5 of 588 comments (clear)

  1. Hard to know if the posts violated the ToS by Omega · · Score: 5, Informative

    It's hard to know if this is censorship or if they just violated the terms of service and hatebois are flying off the handle. There are still lots of posts about the consumer reports unrecommendation on discussions.apple.com:

    http://discussions.apple.com/search.jspa?search=Go&q=consumer+reports

    Still, if it's true it wouldn't be the first time Apple flew off the handle with the censorship (remember the Ulysses app flap?).

  2. Re:Zapp Brannigan's Reporting Strategy by tomhudson · · Score: 5, Informative

    I mean, it sounds reasonable to prevent my angry customers from displaying all their filth on the front of my shop doesn't it?

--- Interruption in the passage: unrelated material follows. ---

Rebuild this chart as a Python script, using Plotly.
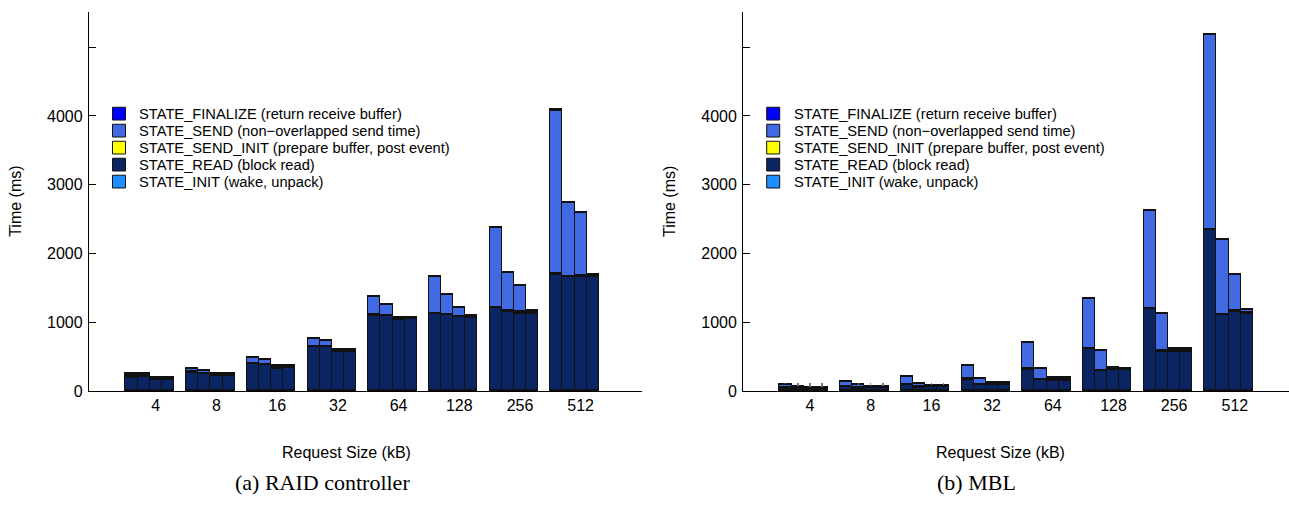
import plotly.graph_objects as go

W, H = 1289, 506

sizes = ["4", "8", "16", "32", "64", "128", "256", "512"]

# Stack order, bottom to top
states = [
    "STATE_INIT (wake, unpack)",
    "STATE_READ (block read)",
    "STATE_SEND_INIT (prepare buffer, post event)",
    "STATE_SEND (non\u2212overlapped send time)",
    "STATE_FINALIZE (return receive buffer)",
]
state_colors = ["#1e8fff", "#0b2563", "#ffff00", "#4169e1", "#0000ff"]

# RAID controller: per request size, four runs (ms)
raid_init = [[3, 3, 3, 3], [3, 3, 3, 3], [3, 3, 3, 3], [3, 3, 3, 3],
             [3, 3, 3, 3], [3, 3, 3, 3], [3, 3, 3, 3], [3, 3, 3, 3]]
raid_read = [[193, 207, 162, 162], [266, 245, 220, 220], [389, 380, 325, 330],
             [634, 642, 560, 562], [1095, 1085, 1038, 1042], [1118, 1105, 1071, 1066],
             [1203, 1155, 1125, 1120], [1688, 1650, 1650, 1655]]
raid_send_init = [[3, 3, 18, 18], [3, 3, 23, 23], [4, 4, 30, 28], [4, 4, 25, 30],
                  [5, 5, 14, 18], [5, 5, 8, 16], [6, 6, 16, 22], [6, 6, 16, 22]]
raid_send = [[42, 28, 5, 5], [52, 43, 5, 5], [83, 63, 7, 8], [122, 84, 5, 8],
             [262, 157, 5, 6], [539, 290, 121, 8], [1166, 553, 383, 15], [2384, 1082, 915, 13]]
raid_finalize = [[2, 2, 2, 2], [2, 2, 2, 2], [2, 2, 2, 2], [2, 2, 2, 2],
                 [2, 2, 2, 2], [2, 2, 2, 2], [2, 2, 2, 2], [2, 2, 2, 2]]

# MBL: per request size, four runs (ms)
mbl_init = [[2, 2, 2, 2], [2, 2, 2, 2], [2, 2, 2, 2], [2, 2, 2, 2],
            [2, 2, 2, 2], [2, 2, 2, 2], [2, 2, 2, 2], [2, 2, 2, 2]]
mbl_read = [[35, 27, 22, 22], [54, 36, 40, 40], [87, 50, 55, 55], [166, 87, 92, 92],
            [311, 159, 150, 150], [604, 294, 300, 300], [1187, 573, 566, 566],
            [2335, 1107, 1145, 1120]]
mbl_send_init = [[2, 2, 4, 4], [2, 2, 4, 4], [2, 2, 5, 5], [3, 3, 6, 6],
                 [3, 3, 22, 20], [3, 3, 15, 15], [4, 4, 15, 15], [5, 5, 16, 16]]
mbl_send = [[55, 35, 23, 23], [74, 45, 20, 20], [118, 55, 18, 18], [195, 90, 14, 14],
            [378, 154, 13, 13], [728, 288, 17, 11], [1430, 549, 35, 26], [2833, 1080, 531, 42]]
mbl_finalize = [[1, 1, 1, 1], [1, 1, 1, 1], [1, 1, 1, 1], [1, 1, 1, 1],
                [1, 1, 1, 1], [1, 1, 1, 1], [1, 1, 1, 1], [1, 1, 1, 1]]
# upper whiskers above the stacked totals (ms)
mbl_whisker = [[15, 43, 58, 58], [0, 24, 43, 43], [0, 0, 29, 29], [0, 0, 0, 0],
               [0, 0, 0, 0], [0, 0, 0, 0], [0, 0, 0, 0], [0, 0, 0, 0]]

raid = [raid_init, raid_read, raid_send_init, raid_send, raid_finalize]
mbl = [mbl_init, mbl_read, mbl_send_init, mbl_send, mbl_finalize]

BAR_W = 0.2
FONT = "Liberation Sans"


def flat(groups):
    return [v for g in groups for v in g]


def positions(groups):
    return [gi + 1 + (bi - 1.5) * BAR_W for gi, g in enumerate(groups) for bi in range(len(g))]


fig = go.Figure()

for series, xa, ya, whisk in [(raid, "x", "y", None), (mbl, "x2", "y2", mbl_whisker)]:
    for k, (name, color, data) in enumerate(zip(states, state_colors, series)):
        err = None
        if whisk is not None and k == len(states) - 1:
            err = dict(type="data", symmetric=False, array=flat(whisk),
                       arrayminus=[0] * len(flat(whisk)), color="#777777",
                       thickness=1.5, width=0)
        fig.add_trace(go.Bar(
            x=positions(data), y=flat(data), width=BAR_W, name=name,
            marker=dict(color=color, line=dict(color="#111111", width=1.3)),
            error_y=err, xaxis=xa, yaxis=ya, showlegend=False,
        ))


def px_x(p):
    return p / W


def px_y(p):
    return 1 - p / H


y_dom = [px_y(398), px_y(12)]
y_range = [0, 386 / 0.07]
yticks = [0, 1000, 2000, 3000, 4000, 5000]
yticktext = ["0", "1000", "2000", "3000", "4000", ""]
tickvals = [i + 1 + 0.1 for i in range(len(sizes))]

axis_y = dict(range=y_range, domain=y_dom, showgrid=False, zeroline=False,
              showline=True, linecolor="black", linewidth=1.3, ticks="inside",
              ticklen=7, tickcolor="black", tickwidth=1.2, tickvals=yticks,
              ticktext=yticktext, tickfont=dict(family=FONT, size=16, color="black"),
              ticklabelstandoff=2)
axis_x = dict(showgrid=False, zeroline=False, showline=True, linecolor="black",
              linewidth=1.3, ticks="", tickvals=tickvals, ticktext=sizes,
              tickfont=dict(family=FONT, size=16, color="black"))

fig.update_layout(
    width=W, height=H, autosize=False, margin=dict(l=0, r=0, t=0, b=0),
    paper_bgcolor="white", plot_bgcolor="white",
    barmode="stack", bargap=0,
    xaxis=dict(axis_x, domain=[px_x(89), px_x(641.5)], range=[0, 552.5 / 60.7], anchor="y"),
    yaxis=dict(axis_y, anchor="x"),
    xaxis2=dict(axis_x, domain=[px_x(743.2), 1.0], range=[0, (W - 743.2) / 60.7], anchor="y2"),
    yaxis2=dict(axis_y, anchor="x2"),
)

# Legends, axis titles and captions for both panels
annotations = []
shapes = []
for off, caption in [(0, "(a) RAID controller"), (654.2, "(b) MBL")]:
    legend_rows = list(zip(states, state_colors))[::-1]
    for r, (name, color) in enumerate(legend_rows):
        cy = 115.7 + r * 17.3
        shapes.append(dict(type="rect", xref="paper", yref="paper",
                           x0=px_x(112.5 + off), x1=px_x(125.5 + off),
                           y0=px_y(cy + 6.5), y1=px_y(cy - 6.5),
                           fillcolor=color, line=dict(color="#111111", width=1)))
        annotations.append(dict(text=name, x=px_x(137.3 + off), y=px_y(cy),
                                xref="paper", yref="paper", xanchor="left",
                                yanchor="middle", showarrow=False,
                                font=dict(family=FONT, size=14.7, color="black")))
    annotations.append(dict(text="Time (ms)", textangle=-90, x=px_x(15.5 + off),
                            y=px_y(205), xref="paper", yref="paper",
                            xanchor="center", yanchor="middle", showarrow=False,
                            font=dict(family=FONT, size=16, color="black")))
    annotations.append(dict(text="Request Size (kB)", x=px_x(346 + off), y=px_y(461),
                            xref="paper", yref="paper", xanchor="center",
                            yanchor="middle", showarrow=False,
                            font=dict(family=FONT, size=16, color="black")))
    annotations.append(dict(text=caption, x=px_x(322 + off), y=px_y(491),
                            xref="paper", yref="paper",
                            xanchor="center", yanchor="middle", showarrow=False,
                            font=dict(family="Liberation Serif", size=22, color="black")))

fig.update_layout(annotations=annotations, shapes=shapes)

fig.write_html("out.html", config={"responsive": False},
               default_width="1289px", default_height="506px")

    Try it some time. I picketed a computer store that took a $300 deposit on a $3,000 computer, with a promised delivery date, missed the date, then admitted they couldn't deliver it and wanted to make substitutions, and wouldn't refund the money. I handed out flyers to every customer who walked in the door. They called the cops. I told the cops I was exercising my constitutional right to free speech and wasn't impeding people from entering or exiting. They called their supervisor - who turned out to have had a similar bad experience with that store. Got the refund within the hour.

    Moral of the story - don't treat your customers like filth and they won't have cause to display YOUR filth in front of your store.

  3. Take a look in the Apple support forums, please by RLBrown · · Score: 5, Informative

    Naturally, as soon as I read the Slashdot summary, I read the original at TUAW. The TUAW posting was as represented by the Slashdot summary: Apple is said to have killed all mention of the CR article in its forums. Being an Apple support forum member, I logged in. Yes, the particular posts were indeed labelled "you do not have permission...". EVIL, I thought. But then I poked around -- there are massive threads discussing the antenna in the Apple Support Forum, many dumping vile on the antenna engineering. So what was so offensive to Apple in the handful of posts that they did censor? TUAW helpfully pointed out that Bing had cached the offensive posts. Well, let's have a look there. The deleted posts were less about the antenna issue, and more about the quality and accuracy of CR testing. Expressed in highly emotional fan-boy terms. It would seem that Apple has not touched the real ongoing discussions of the antenna issue, but just taken down the threads that strayed into CR bashing. BTW, as a CR subscriber, I read the original article there, too. Yes, after giving good marks to most iPhone 4 features, it considers the antenna issue to be a fatal flaw. But it does not discuss the claims that the signal must be marginal in the first place, for the hand grip to make a difference. Nor discusses the possible smokescreen of bar generation algorithms.

    --
    -- Perhaps I see less than some, but more than many.
  4. Re:Zapp Brannigan's Reporting Strategy by Anonymous Coward · · Score: 5, Informative

    In the Wiki article you cited:

    Corporate censorship is the process by which editors in corporate media outlets intervene to disrupt the publishing of information that portrays their business or business partners in a negative light.

  5. Re:Zapp Brannigan's Reporting Strategy by dirtyhippie · · Score: 5, Informative

    I RTFBingCache of the removed posts, and there was nothing useful there. Yes, it pointed to the consumer reports article, but after that there was nothing but trolling.